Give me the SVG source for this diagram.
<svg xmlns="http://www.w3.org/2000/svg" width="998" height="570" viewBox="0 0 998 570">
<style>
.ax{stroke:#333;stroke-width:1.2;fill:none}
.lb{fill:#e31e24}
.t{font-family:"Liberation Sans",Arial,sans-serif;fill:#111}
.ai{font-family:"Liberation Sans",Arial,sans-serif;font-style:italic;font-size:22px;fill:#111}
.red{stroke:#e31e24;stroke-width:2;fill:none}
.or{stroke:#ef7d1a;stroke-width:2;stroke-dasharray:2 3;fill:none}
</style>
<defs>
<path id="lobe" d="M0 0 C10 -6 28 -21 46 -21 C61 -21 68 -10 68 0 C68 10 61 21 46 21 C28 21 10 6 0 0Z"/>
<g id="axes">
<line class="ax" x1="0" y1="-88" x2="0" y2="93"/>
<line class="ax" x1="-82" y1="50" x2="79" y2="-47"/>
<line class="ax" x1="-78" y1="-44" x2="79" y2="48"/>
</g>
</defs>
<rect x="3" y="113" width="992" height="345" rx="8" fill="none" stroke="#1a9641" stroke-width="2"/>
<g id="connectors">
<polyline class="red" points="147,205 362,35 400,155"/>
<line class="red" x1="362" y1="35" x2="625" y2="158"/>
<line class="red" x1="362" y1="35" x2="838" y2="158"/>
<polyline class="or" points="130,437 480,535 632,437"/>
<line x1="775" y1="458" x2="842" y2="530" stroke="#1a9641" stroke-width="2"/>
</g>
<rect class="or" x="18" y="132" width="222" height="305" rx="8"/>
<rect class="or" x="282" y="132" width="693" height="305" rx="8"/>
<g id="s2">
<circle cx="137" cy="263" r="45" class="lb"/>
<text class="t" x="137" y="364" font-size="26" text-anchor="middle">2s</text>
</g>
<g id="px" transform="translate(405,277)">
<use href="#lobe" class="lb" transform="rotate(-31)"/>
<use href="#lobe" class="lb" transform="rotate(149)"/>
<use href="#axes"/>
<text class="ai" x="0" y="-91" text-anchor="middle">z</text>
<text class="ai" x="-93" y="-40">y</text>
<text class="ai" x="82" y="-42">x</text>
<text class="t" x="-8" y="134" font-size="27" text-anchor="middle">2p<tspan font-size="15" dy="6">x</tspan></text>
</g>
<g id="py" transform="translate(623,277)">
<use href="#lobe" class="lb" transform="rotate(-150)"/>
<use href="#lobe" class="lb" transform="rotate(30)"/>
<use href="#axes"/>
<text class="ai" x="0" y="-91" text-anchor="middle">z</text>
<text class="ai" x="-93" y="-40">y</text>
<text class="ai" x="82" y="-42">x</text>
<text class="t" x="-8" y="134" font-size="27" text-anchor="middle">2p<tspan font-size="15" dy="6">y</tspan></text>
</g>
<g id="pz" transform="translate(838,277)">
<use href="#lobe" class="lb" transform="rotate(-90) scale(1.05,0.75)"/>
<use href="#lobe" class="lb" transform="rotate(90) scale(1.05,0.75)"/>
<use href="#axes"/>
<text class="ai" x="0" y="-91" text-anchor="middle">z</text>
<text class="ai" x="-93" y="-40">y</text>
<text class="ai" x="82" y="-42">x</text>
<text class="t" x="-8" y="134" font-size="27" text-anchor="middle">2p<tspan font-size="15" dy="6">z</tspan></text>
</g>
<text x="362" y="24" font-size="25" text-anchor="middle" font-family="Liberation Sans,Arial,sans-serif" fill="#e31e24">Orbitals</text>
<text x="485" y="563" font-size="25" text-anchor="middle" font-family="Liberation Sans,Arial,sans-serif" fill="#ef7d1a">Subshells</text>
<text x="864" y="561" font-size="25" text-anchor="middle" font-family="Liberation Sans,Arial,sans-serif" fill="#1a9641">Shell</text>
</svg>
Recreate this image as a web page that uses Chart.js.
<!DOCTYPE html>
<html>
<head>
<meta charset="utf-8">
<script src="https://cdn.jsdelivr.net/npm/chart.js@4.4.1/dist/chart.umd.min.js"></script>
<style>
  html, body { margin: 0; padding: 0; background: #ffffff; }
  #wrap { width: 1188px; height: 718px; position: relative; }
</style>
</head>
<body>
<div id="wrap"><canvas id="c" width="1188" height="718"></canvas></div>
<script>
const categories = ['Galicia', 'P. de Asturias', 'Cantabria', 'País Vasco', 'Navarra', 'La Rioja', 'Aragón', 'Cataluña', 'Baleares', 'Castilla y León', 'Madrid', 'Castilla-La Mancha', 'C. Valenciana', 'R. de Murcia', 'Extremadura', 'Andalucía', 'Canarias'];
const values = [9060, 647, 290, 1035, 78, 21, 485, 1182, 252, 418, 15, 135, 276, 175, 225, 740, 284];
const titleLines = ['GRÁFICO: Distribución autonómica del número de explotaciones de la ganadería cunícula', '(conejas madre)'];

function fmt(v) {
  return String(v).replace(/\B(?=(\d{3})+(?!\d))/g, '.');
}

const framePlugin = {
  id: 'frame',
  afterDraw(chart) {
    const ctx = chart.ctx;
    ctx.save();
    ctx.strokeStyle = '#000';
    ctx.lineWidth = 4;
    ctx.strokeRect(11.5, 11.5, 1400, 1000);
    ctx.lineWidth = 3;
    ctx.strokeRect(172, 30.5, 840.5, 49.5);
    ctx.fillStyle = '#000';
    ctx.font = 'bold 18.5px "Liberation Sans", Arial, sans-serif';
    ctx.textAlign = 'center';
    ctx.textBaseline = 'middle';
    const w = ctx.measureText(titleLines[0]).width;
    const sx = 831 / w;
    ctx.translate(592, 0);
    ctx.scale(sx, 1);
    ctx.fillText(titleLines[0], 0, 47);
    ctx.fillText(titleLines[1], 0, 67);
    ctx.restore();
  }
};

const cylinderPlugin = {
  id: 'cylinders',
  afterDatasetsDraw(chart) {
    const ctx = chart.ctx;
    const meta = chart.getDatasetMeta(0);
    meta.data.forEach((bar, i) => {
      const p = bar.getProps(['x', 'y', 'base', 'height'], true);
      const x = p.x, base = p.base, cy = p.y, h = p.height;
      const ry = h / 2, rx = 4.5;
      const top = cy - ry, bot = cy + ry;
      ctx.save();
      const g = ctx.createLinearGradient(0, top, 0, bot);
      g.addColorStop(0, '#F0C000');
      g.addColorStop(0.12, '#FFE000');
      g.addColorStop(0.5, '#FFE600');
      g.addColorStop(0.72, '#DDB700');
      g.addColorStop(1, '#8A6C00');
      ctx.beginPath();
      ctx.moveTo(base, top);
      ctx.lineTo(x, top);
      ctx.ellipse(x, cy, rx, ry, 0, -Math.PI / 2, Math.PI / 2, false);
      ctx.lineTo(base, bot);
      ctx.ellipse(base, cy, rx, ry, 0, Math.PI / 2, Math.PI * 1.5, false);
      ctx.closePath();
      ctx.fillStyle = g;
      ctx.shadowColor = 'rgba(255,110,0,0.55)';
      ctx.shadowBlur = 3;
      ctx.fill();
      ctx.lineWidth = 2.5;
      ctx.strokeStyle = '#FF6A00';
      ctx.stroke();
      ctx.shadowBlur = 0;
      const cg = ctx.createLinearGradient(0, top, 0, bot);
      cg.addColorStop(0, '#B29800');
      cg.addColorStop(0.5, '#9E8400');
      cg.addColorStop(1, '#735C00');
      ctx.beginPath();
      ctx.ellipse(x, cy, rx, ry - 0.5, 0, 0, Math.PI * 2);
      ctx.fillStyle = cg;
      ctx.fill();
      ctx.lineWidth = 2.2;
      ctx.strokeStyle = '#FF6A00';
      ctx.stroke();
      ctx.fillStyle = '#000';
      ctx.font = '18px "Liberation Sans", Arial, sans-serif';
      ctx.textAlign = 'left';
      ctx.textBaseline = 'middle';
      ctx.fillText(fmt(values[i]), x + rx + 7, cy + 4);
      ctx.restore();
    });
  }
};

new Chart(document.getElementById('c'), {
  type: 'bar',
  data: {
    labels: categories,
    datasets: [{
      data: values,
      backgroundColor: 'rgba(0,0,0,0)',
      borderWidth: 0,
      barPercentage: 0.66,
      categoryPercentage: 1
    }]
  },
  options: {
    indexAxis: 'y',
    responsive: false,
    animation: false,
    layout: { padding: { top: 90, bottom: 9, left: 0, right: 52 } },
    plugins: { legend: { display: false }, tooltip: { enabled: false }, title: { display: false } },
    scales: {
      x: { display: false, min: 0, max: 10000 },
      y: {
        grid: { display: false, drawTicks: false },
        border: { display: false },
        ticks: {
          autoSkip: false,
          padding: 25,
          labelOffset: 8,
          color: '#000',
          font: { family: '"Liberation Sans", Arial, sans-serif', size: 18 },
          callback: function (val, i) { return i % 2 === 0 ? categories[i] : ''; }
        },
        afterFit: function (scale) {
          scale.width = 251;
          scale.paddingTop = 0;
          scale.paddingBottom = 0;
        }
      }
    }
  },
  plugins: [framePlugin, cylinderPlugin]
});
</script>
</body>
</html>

* _PROBLEM REQUIREMENTS_:
Scan the records above and report how many lines include the word "this", without any other text.

* _FULL ANSWER_:
2